*TASK STATEMENT*:
Retype word for word the first line of the listing and each line after it up to the line with "v in countries]))", with the pictures taken out.

*DATA SECTION*:

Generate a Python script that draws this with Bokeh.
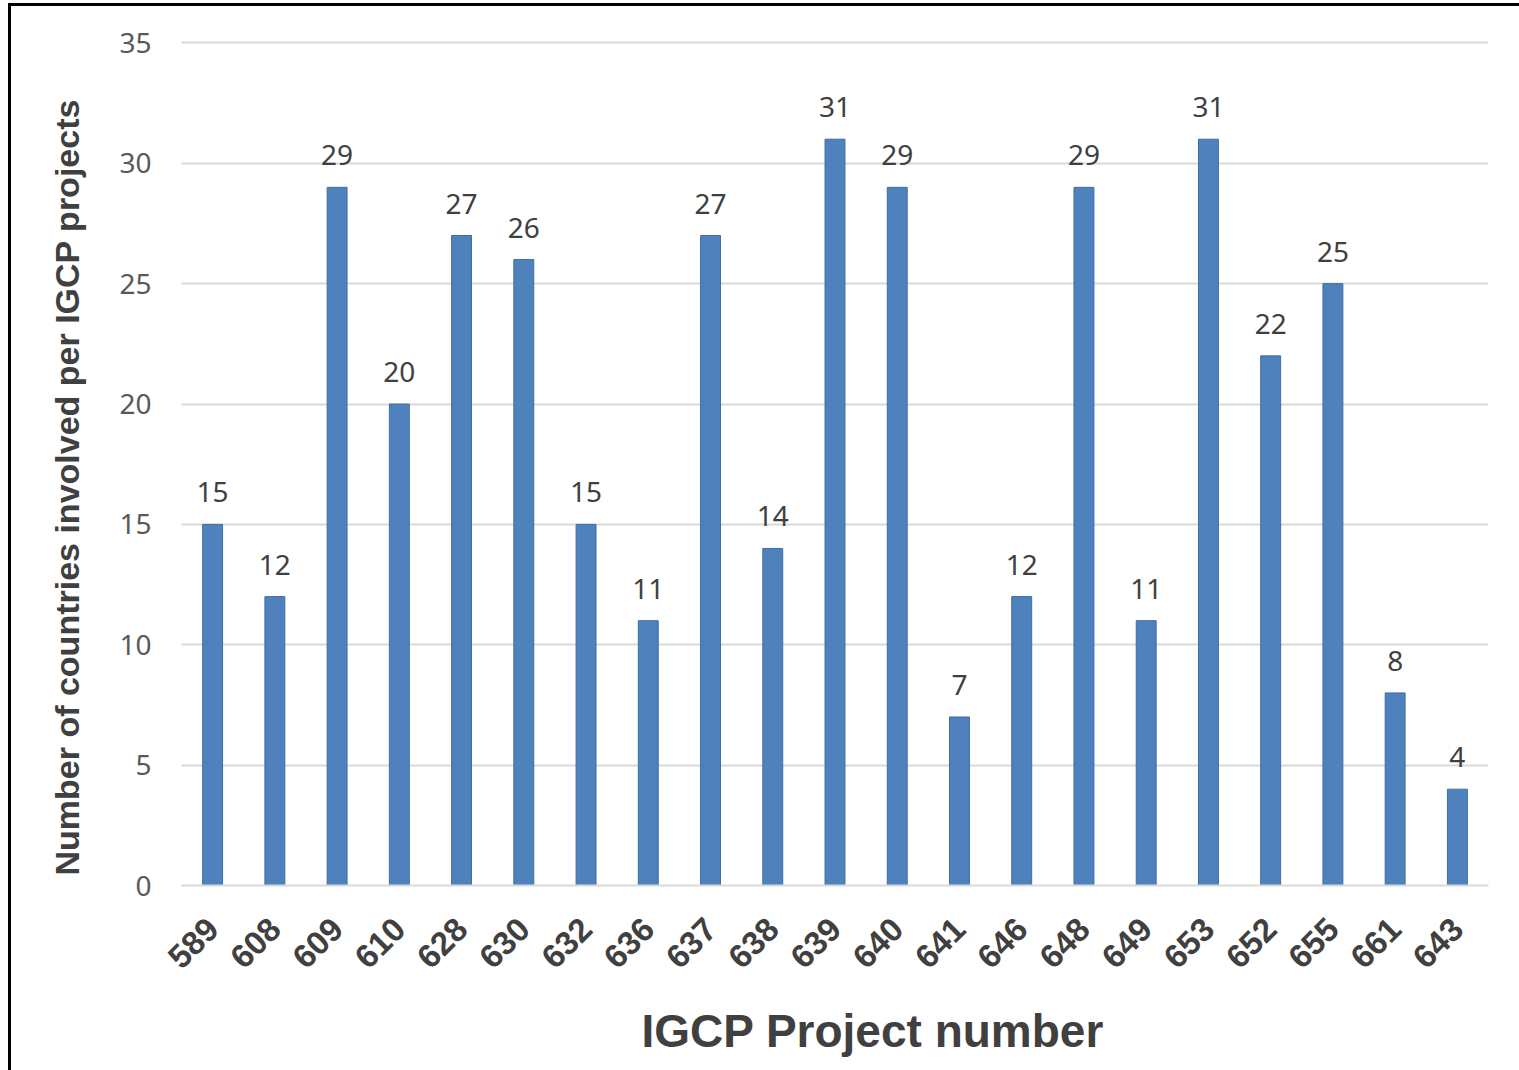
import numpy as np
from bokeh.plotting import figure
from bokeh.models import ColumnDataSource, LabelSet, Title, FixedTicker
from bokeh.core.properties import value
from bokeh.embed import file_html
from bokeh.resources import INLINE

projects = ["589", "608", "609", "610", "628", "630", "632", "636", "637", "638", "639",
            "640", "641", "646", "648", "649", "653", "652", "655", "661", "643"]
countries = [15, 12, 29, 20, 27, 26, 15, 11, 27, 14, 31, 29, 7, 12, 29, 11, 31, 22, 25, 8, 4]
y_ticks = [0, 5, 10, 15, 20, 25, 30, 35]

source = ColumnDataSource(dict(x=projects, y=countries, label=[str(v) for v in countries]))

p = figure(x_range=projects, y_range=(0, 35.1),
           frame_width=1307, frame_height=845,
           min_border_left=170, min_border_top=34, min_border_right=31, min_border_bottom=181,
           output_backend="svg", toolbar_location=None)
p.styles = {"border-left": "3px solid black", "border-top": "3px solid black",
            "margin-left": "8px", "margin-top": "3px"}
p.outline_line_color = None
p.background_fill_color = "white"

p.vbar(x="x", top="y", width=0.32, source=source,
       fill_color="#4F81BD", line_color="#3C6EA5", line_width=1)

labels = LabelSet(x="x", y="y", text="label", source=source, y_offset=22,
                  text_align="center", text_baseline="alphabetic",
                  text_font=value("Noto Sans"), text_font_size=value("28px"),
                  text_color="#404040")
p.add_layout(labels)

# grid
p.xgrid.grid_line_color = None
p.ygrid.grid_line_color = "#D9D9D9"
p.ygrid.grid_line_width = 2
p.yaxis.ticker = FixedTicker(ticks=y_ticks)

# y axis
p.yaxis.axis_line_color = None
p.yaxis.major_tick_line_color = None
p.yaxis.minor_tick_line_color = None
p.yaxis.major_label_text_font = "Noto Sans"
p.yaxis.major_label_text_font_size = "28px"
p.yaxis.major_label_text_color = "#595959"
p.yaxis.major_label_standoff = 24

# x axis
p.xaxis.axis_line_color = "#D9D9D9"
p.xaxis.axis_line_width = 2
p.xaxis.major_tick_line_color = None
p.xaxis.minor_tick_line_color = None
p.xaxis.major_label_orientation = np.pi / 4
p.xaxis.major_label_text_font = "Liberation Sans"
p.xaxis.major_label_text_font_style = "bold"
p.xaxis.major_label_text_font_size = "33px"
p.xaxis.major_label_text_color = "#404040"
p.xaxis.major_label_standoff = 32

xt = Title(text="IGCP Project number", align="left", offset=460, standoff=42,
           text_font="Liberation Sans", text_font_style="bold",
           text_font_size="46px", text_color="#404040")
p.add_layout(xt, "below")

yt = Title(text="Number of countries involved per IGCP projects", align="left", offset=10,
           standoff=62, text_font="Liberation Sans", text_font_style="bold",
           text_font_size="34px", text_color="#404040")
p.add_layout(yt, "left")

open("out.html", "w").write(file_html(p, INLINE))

*REPLY*:
Generate a Python script that draws this with Bokeh.
import numpy as np
from bokeh.plotting import figure
from bokeh.models import ColumnDataSource, LabelSet, Title, FixedTicker
from bokeh.core.properties import value
from bokeh.embed import file_html
from bokeh.resources import INLINE

projects = ["589", "608", "609", "610", "628", "630", "632", "636", "637", "638", "639",
            "640", "641", "646", "648", "649", "653", "652", "655", "661", "643"]
countries = [15, 12, 29, 20, 27, 26, 15, 11, 27, 14, 31, 29, 7, 12, 29, 11, 31, 22, 25, 8, 4]
y_ticks = [0, 5, 10, 15, 20, 25, 30, 35]

source = ColumnDataSource(dict(x=projects, y=countries, label=[str(v) for v in countries]))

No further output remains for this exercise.